On September 7, 2014, NVIDIA introduced cuDNN, described in its announcement as “a library of primitives for deep neural networks” that “makes it easy to obtain state-of-the-art performance with DNNs.” Rather than asking every researcher to hand-write fast GPU code for operations like convolution, pooling and normalization, cuDNN supplied tuned, reusable implementations that frameworks could call directly.

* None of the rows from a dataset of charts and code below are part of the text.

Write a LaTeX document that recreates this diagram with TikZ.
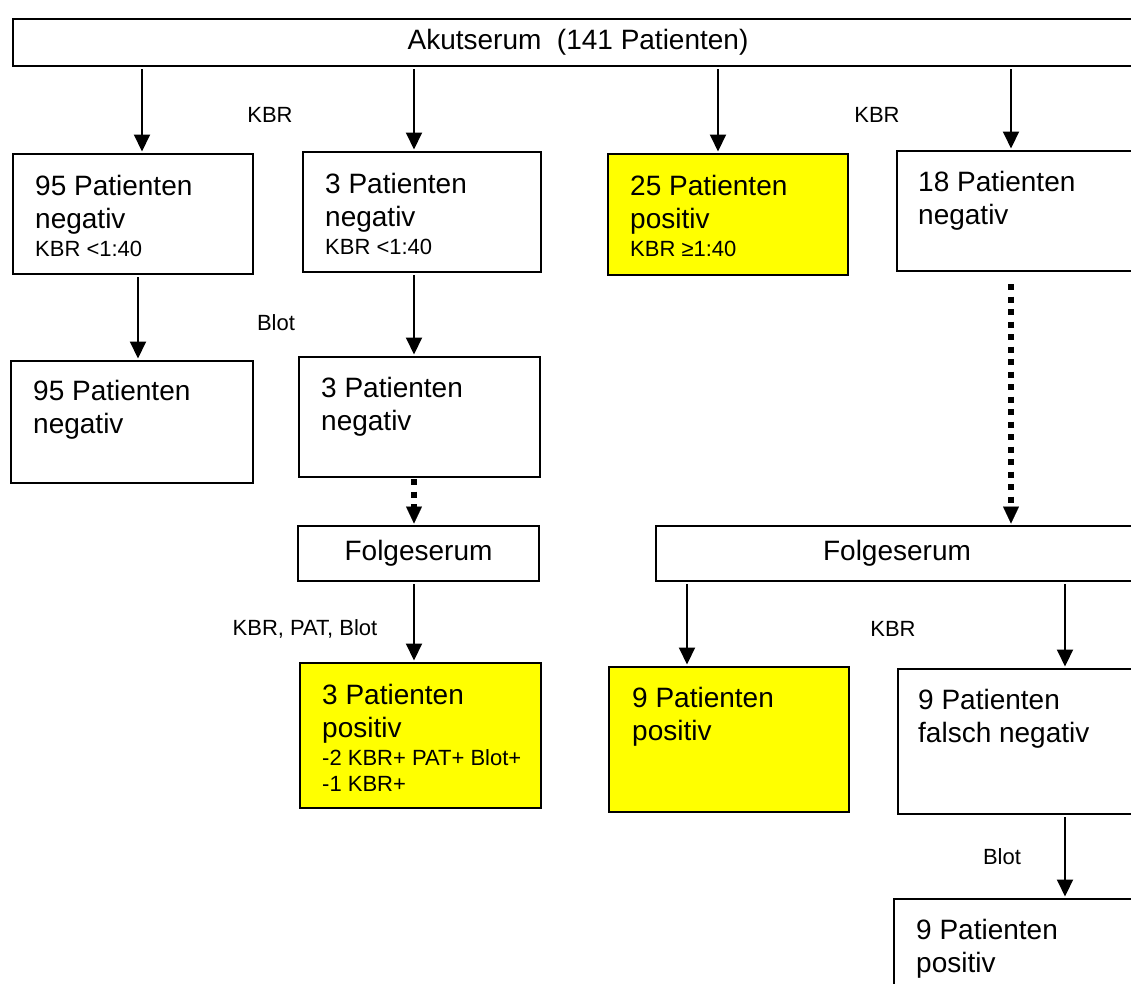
\documentclass[tikz,border=0pt]{standalone}
\usepackage{fontspec}
\setmainfont{Liberation Sans}
\usetikzlibrary{arrows.meta}
\definecolor{hiyellow}{RGB}{255,255,0}
\newcommand{\smtxt}[1]{{\fontsize{22}{26}\selectfont #1}}

\begin{document}
\begin{tikzpicture}[x=1pt,y=-1pt,
  box/.style={draw, line width=2pt, rectangle, anchor=north west, inner sep=0pt},
  hit/.style={box, fill=hiyellow},
  txt/.style={anchor=north west, align=left, inner sep=0pt, font=\fontsize{28}{33}\selectfont},
  lbl/.style={inner sep=0pt, font=\fontsize{22}{26}\selectfont},
  arr/.style={line width=2pt, -{Triangle[width=16pt,length=17pt]}, shorten <=2pt, shorten >=1.5pt},
  dotarr/.style={line width=6pt, dash pattern=on 6pt off 6.5pt,
    -{Triangle[width=16pt,length=17pt,line width=0.1pt]}, shorten >=1.5pt}]
\useasboundingbox (0,0) rectangle (1131,983);
\clip (0,0) rectangle (1131,983);

% top row
\node[box, minimum width=1130pt, minimum height=47pt, font=\fontsize{28}{33}\selectfont] (top) at (12,18) {Akutserum\ \ (141 Patienten)};

\node[box, minimum width=240pt, minimum height=120pt] (b1) at (12,153) {};
\node[txt] (b1t) at ([xshift=23pt,yshift=-22pt]b1.north west) {95 Patienten\\negativ\\[-5pt]\smtxt{KBR <1:40}};

\node[box, minimum width=238pt, minimum height=120pt] (b2) at (302,151) {};
\node[txt] (b2t) at ([xshift=23pt,yshift=-22pt]b2.north west) {3 Patienten\\negativ\\[-5pt]\smtxt{KBR <1:40}};

\node[hit, minimum width=240pt, minimum height=121pt] (b3) at (607,153) {};
\node[txt] (b3t) at ([xshift=23pt,yshift=-22pt]b3.north west) {25 Patienten\\positiv\\[-5pt]\smtxt{KBR ≥1:40}};

\node[box, minimum width=300pt, minimum height=120pt] (b4) at (896,150) {};
\node[txt] (b4t) at ([xshift=22pt,yshift=-21pt]b4.north west) {18 Patienten\\negativ};

% second row
\node[box, minimum width=242pt, minimum height=122pt] (b5) at (10,360) {};
\node[txt] (b5t) at ([xshift=23pt,yshift=-20pt]b5.north west) {95 Patienten\\negativ};

\node[box, minimum width=241pt, minimum height=120pt] (b6) at (298,356) {};
\node[txt] (b6t) at ([xshift=23pt,yshift=-21pt]b6.north west) {3 Patienten\\negativ};

% follow-up sera
\node[box, minimum width=241pt, minimum height=55pt, font=\fontsize{28}{33}\selectfont] (f1) at (297,525) {Folgeserum};
\node[box, minimum width=482pt, minimum height=55pt, font=\fontsize{28}{33}\selectfont] (f2) at (655,525) {Folgeserum};

% results of the follow-up sera
\node[hit, minimum width=241pt, minimum height=145pt] (b7) at (299,662) {};
\node[txt] (b7t) at ([xshift=23pt,yshift=-22pt]b7.north west) {3 Patienten\\positiv\\[-5pt]\smtxt{-2 KBR+ PAT+ Blot+}\\[-7pt]\smtxt{-1 KBR+}};

\node[hit, minimum width=240pt, minimum height=145pt] (b8) at (608,666) {};
\node[txt] (b8t) at ([xshift=24pt,yshift=-21pt]b8.north west) {9 Patienten\\positiv};

\node[box, minimum width=300pt, minimum height=145pt] (b9) at (897,668) {};
\node[txt] (b9t) at ([xshift=21pt,yshift=-21pt]b9.north west) {9 Patienten\\falsch negativ};

\node[box, minimum width=300pt, minimum height=150pt] (b10) at (893,898) {};
\node[txt] (b10t) at ([xshift=23pt,yshift=-21pt]b10.north west) {9 Patienten\\positiv};

% connectors
\draw[arr] ([xshift=9pt]b1.north |- top.south) -- ([xshift=9pt]b1.north);
\draw[arr] ([xshift=-8pt]b2.north |- top.south) -- ([xshift=-8pt]b2.north);
\draw[arr] ([xshift=-10pt]b3.north |- top.south) -- ([xshift=-10pt]b3.north);
\draw[arr] ([xshift=-36pt]b4.north |- top.south) -- ([xshift=-36pt]b4.north);

\draw[arr] ([xshift=5pt]b1.south) -- ([xshift=5pt]b1.south |- b5.north);
\draw[arr] ([xshift=-8pt]b2.south) -- ([xshift=-8pt]b2.south |- b6.north);

\draw[dotarr, shorten <=1pt] ([xshift=-5.5pt]b6.south) -- ([xshift=-5.5pt]b6.south |- f1.north);
\draw[dotarr, shorten <=12pt] ([xshift=-36pt]b4.south) -- ([xshift=-36pt]b4.south |- f2.north);

\draw[arr] ([xshift=-4.5pt]f1.south) -- ([xshift=-4.5pt]f1.south |- b7.north);
\draw[arr] ([xshift=-42pt]b8.north |- f2.south) -- ([xshift=-42pt]b8.north);
\draw[arr] ([xshift=17pt]b9.north |- f2.south) -- ([xshift=17pt]b9.north);
\draw[arr] ([xshift=17pt]b9.south) -- ([xshift=17pt]b9.south |- b10.north);

% test labels
\node[lbl] (l1) at (270,115) {KBR};
\node[lbl] (l2) at (877,115) {KBR};
\node[lbl] (l3) at (276,323) {Blot};
\node[lbl] (l4) at (305,629) {KBR, PAT, Blot};
\node[lbl] (l5) at (893,629) {KBR};
\node[lbl] (l6) at (1002,857) {Blot};
\end{tikzpicture}
\end{document}
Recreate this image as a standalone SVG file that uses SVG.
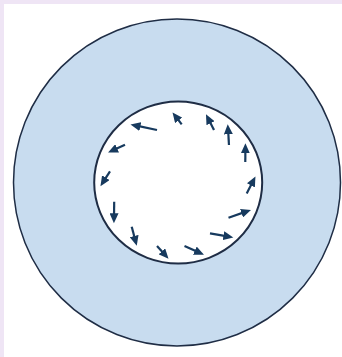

NVIDIA reported that integrating cuDNN into the Caffe framework gave “more than a 10X speed-up when training the reference Imagenet DNN model” on a Tesla K40 GPU compared with an Intel CPU.
The accompanying technical paper, “cuDNN: Efficient Primitives for Deep Learning” (arXiv, October 2014), explained the design goal: convolution routines competitive with the fastest matrix-multiply implementations while using significantly less memory, plus flexible data layouts so the library could slot into any toolkit. cuDNN was first integrated into the development branch of Caffe and went on to become a dependency of essentially every major deep learning framework.
cuDNN sits in an often-invisible layer of the AI stack. When a researcher writes a model in PyTorch or TensorFlow, the heavy numerical work is dispatched down through cuDNN to the GPU. Standardizing those primitives meant framework authors could focus on usability while inheriting NVIDIA’s low-level optimizations for free.
Why business readers should care: cuDNN is a textbook example of platform lock-in built through developer convenience. By making its hardware the path of least resistance for deep learning, NVIDIA deepened a moat that pure chip performance alone would not have created - the software beneath the frameworks is as strategic as the silicon.